After momentarily considering the bright devices stacked high in the center of the room, a young student stated, “I can tell why they’re green…”

The eleven year old speaker, Alicia, and eight of her classmates at Graham & Park Elementary School in Cambridge, MA had just come back from recess to discover XO laptops in place of their usual afternoon lessons.

“It is green because we are trying to save the world,” Alicia stated plainly. She said this as if she were simply adding a third line to that old phrase about roses and violets. The notion of sustainability has sunk in so deeply with today’s youth that they actually interpret colors through a socially conscious imagination.

Not too long ago, neon green meant little more to kids than Nickelodeon’s Gak – pliable, fun, and just for the young, or at least the young at heart. These are the same concepts associated with the XO today. Combine open-ended play with the open mindedness of kids, and anything is possible.

So can the use of XO laptops help dismantle other preconceived notions about color?

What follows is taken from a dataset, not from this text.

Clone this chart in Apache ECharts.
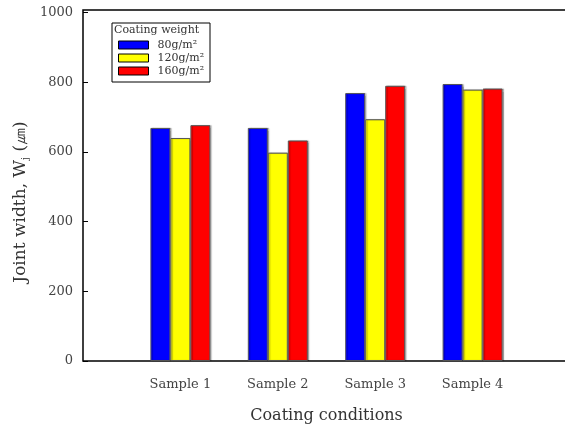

MIT professor Noam Chomsky writes candidly about the overwhelming negative perception of Haiti in the world: “Miserable, horrifying, black, ugly.”

But if the students participating in the pilot at Graham & Park Elementary and the concurrent pilot at Fayerweather Street School in Cambridge have provided any insight already, it’s that elementary school students have not yet necessarily learned to share this view.

Students at both schools are in love with the idea of working on laptops they will soon pass off to counterparts in Haiti. Fayerweather Street School students take their roles as “testers” seriously and hope to debug any problem that may arise in the XO. Likewise, Graham & Park students pledged to keep the laptops safe, with one student eloquently describing the sharing cycle as, “we touch and they touch.”

Surely the XO cannot be panacea to all existing infirmities within Haiti, particularly the devastation caused by the recent earthquakes from January 12 and on. However, these devices, along with skilled Haitian mentors, can introduce creative problem solving in an area that has suffered for too long from discrimination based on color, and the discouragement of imagination.